Superscope, Inc. v. Benjamin Co.

277 S.E.2d 596 | S.C. | 1981

Lewis, Chief Justice:

This appeal is from an order denying appellants’ motion to reopen a default judgment and permit them to file an answer and counterclaim; the order further granted respondent’s motion for summary judgment. We reach only the issue of appellants’ motion and reverse on that ground.

Appellants, as retailers of stereo and sound equipment, purchased goods from the respondent manufacturer, Super-scope, Inc., and financed the purchase through a third party, Finance America Private Brands, Inc. Finance America was given a security interest in the goods. Appellants contend that certain of the goods were defective. Whether for this reason or otherwise, it is undisputed that appellants thereafter failed to make payment to Finance America, and the latter commenced action in claim and delivery to collect the debt. Appellants initally asserted their rights to a pre-seizure *233hearing but later withdrew this demand in accordance with an “agreement” of counsel for the parties. The record makes several references to such cooperation between the parties, as in a statement that “by agreement” Finance America reclaimed the inventory of appellants, granting certain credits against the underlying debt.

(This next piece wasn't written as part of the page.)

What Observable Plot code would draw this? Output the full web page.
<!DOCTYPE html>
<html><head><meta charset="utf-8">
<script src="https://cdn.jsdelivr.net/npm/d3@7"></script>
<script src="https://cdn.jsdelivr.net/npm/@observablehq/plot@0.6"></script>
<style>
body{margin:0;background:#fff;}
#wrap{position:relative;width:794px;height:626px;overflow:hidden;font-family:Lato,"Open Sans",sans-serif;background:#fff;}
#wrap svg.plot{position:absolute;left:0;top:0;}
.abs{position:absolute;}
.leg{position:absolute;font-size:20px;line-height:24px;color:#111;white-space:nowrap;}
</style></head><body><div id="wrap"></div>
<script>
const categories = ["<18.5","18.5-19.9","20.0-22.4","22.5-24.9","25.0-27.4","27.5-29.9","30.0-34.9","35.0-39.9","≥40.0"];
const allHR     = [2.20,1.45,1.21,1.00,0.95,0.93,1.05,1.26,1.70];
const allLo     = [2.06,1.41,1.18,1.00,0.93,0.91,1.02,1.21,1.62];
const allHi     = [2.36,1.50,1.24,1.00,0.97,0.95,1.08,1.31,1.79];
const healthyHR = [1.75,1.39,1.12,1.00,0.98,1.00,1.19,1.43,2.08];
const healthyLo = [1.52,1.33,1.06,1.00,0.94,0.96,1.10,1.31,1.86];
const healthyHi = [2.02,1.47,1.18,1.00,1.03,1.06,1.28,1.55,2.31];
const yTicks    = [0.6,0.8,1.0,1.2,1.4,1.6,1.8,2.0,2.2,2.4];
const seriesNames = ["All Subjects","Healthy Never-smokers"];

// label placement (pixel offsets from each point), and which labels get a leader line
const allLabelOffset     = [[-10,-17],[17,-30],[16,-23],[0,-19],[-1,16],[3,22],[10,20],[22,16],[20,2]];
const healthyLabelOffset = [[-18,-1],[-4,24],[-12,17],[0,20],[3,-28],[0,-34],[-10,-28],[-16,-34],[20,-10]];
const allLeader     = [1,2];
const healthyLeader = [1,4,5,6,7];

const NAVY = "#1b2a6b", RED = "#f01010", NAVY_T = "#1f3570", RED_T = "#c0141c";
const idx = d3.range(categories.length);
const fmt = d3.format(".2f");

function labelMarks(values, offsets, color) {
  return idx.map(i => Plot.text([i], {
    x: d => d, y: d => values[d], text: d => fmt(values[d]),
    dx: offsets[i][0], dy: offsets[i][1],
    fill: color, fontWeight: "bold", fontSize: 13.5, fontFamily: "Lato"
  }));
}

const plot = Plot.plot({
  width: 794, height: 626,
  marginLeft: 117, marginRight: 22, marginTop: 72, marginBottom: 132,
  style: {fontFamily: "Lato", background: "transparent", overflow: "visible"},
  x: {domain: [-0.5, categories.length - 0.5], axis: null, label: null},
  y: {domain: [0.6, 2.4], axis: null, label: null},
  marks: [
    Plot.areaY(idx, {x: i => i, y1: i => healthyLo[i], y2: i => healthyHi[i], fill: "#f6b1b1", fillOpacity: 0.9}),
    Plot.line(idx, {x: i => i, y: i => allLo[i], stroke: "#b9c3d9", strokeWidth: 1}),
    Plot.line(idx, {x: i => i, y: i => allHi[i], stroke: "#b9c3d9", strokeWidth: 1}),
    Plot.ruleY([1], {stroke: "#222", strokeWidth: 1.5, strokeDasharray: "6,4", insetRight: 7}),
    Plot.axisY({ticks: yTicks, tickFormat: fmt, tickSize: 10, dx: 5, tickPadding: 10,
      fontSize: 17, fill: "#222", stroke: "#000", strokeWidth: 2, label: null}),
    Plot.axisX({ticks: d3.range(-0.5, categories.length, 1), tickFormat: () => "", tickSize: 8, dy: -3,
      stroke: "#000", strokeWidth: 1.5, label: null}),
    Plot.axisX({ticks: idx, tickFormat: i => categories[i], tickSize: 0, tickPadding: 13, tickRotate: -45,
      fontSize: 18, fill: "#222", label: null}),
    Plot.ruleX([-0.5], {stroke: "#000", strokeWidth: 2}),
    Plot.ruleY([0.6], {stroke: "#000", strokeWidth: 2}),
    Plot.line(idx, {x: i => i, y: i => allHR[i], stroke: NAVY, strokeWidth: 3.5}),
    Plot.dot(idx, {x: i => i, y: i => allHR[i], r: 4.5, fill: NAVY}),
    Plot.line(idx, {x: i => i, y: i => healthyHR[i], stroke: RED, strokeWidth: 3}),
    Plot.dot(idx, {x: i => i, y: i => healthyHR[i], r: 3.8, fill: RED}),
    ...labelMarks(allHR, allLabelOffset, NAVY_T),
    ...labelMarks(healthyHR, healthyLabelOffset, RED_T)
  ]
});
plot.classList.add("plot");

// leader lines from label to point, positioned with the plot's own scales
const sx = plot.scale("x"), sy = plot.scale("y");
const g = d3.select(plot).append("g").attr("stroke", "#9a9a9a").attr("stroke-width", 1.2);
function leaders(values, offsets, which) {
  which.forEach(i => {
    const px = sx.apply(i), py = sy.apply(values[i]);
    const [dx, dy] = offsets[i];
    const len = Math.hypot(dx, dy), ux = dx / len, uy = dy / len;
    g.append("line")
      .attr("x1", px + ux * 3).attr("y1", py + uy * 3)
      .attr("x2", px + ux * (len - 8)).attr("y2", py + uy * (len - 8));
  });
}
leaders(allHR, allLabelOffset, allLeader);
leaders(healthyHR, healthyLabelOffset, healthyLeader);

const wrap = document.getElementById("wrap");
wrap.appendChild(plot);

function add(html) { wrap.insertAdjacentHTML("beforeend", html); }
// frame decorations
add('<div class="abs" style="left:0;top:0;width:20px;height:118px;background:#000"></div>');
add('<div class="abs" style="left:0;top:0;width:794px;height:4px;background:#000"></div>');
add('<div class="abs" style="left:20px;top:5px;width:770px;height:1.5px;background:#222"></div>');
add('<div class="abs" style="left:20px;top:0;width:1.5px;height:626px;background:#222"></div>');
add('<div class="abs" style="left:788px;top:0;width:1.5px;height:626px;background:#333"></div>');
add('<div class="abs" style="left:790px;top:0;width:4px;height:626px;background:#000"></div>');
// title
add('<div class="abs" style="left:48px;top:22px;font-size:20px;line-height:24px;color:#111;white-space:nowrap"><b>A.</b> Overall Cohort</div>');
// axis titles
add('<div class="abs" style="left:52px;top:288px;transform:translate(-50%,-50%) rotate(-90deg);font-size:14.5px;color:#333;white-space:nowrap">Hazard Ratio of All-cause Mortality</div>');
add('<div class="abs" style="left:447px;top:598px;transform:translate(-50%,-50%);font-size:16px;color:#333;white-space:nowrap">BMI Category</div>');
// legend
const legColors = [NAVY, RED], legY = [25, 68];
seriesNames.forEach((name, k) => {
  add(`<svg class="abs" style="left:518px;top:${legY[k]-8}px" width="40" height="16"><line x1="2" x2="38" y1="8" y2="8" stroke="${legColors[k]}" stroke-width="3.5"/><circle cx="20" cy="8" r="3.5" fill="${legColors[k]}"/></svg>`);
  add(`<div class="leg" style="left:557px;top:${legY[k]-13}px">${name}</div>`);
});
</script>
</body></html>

The suit by Finance America, of course, continued with regard to any deficiency remaining after the foregoing credits. Subsequently, appellants demanded that Finance America prove in open court the amount of its remaining claim, on the ground that its claim was unliquidated and no verified, itemized statement of account was attached to the complaint; but no other responsive pleadings were filed by appellants. Appellants assert that they did not contest the action because their only defense was the defective nature of the goods, which could constitute no defense against Finance America as a mere lender.

In the meantime, and apparently without notice or knowledge of appellants, Finance America assigned its interest in the cause of action to the respondent, Superscope, Inc., the manufacturer from whom appellants purchased the allegedly defective goods. The circumstances surrounding this assignment do not appear in the record, although it is evident that the same counsel continued to represent the interests of the party plaintiff. Thereafter, an order of default against appellants and an order substituting Superscope, the manufacturer, as plaintiff was issued. It is stipulated that the order of default and the order of substitution were issued ex parte. The record is silent as to the service of these orders upon appellants.

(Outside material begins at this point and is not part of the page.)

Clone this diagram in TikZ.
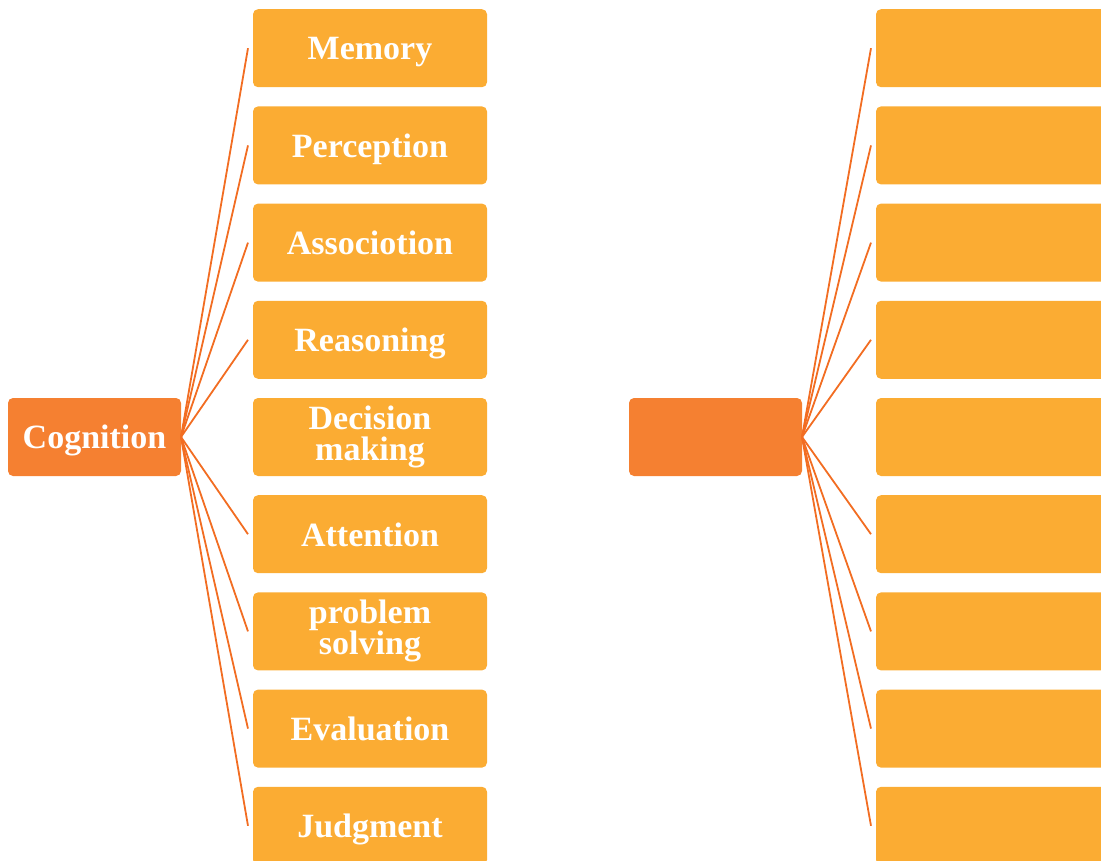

After its substitution as plaintiff, Superscope moved for summary judgment for the balance of the indebtedness allegedly due, providing notice of this motion to appellants. Shortly thereafter appellants moved to have the default judgment set aside and for opportunity to file an answer and *234counterclaim for damages against Superscope, now the plaintiff, from whom the allegedly defective goods were purchased. The motion of appellants was denied, and summary judgment granted to respondent.

Appellants assign error in the failure of the court below to reopen the default judgment on the ground that the judgment was improperly entered without notice to them.

Section 15-9-970, Code of Laws of South Carolina 1976 requires notice to a defendant that default judgment will be sought in cases where defendant has given notice of appearance. This statute provides a defendant with timely opportunity to urge reasons against entry of default judgment and offers the court a means to protect the judicial process from imposition as well as successive actions to correct premature judgments.

In this case, appellants appeared twice before the lower court: once to demand a pre-seizure hearing; later to demand proof of the unliquidated debt. We hold that these actions sufficed under Code Section 15-9-970 to entitle appellants to notice of the default application. The order of default, issued without notice, was therefore void and should have been set aside upon appellants’ motion.

The trial judge was also in error in refusing to permit appellants to file responsive pleadings asserting their claims against the substituted plaintiff. In the furtherance of justice this court has encouraged a liberal approach to the amendment of pleadings as provided by Section 15-13-920, Code of Laws of South Carolina, 1976. The discretionary power to grant amendments, such as a substitution of parties, is limited however where the amendment brings about a substantial change in the nature of the action or deprives a party of a substantial right. 67A C.J.S., Parties, Section 170.

We think that the substitution of the respondent as plaintiff brought about a substantial change in the defenses available *235to appellants and that fairness in these circumstances requires opportunity for appellants to plead. The case of Coleman v. Heller, 13 S. C. 491, provides the appropriate rule. In that case a defendant had a good defense against the original plaintiff, which was not available against the substituted plaintiff. Failure of the trial court to permit the defendant to amend his answer was held error. In the instant case, the situation is precisely reversed, for a defense not available against the original plaintiff is good against the substituted party. We see no reason why the principle applied in Coleman v. Heller should not govern.

In fact, our holding herein that the default judgment be set aside necessarily carries with it the right of appellants to file such defenses as they may have against respondent, the present plaintiff in the action.

Accordingly, we reverse and remand with instructions to set aside the default judgment heretofore entered and to permit appellants to file responsive pleadings.

Littlejohn, Ness, Gregory and Harwell, JJ., concur.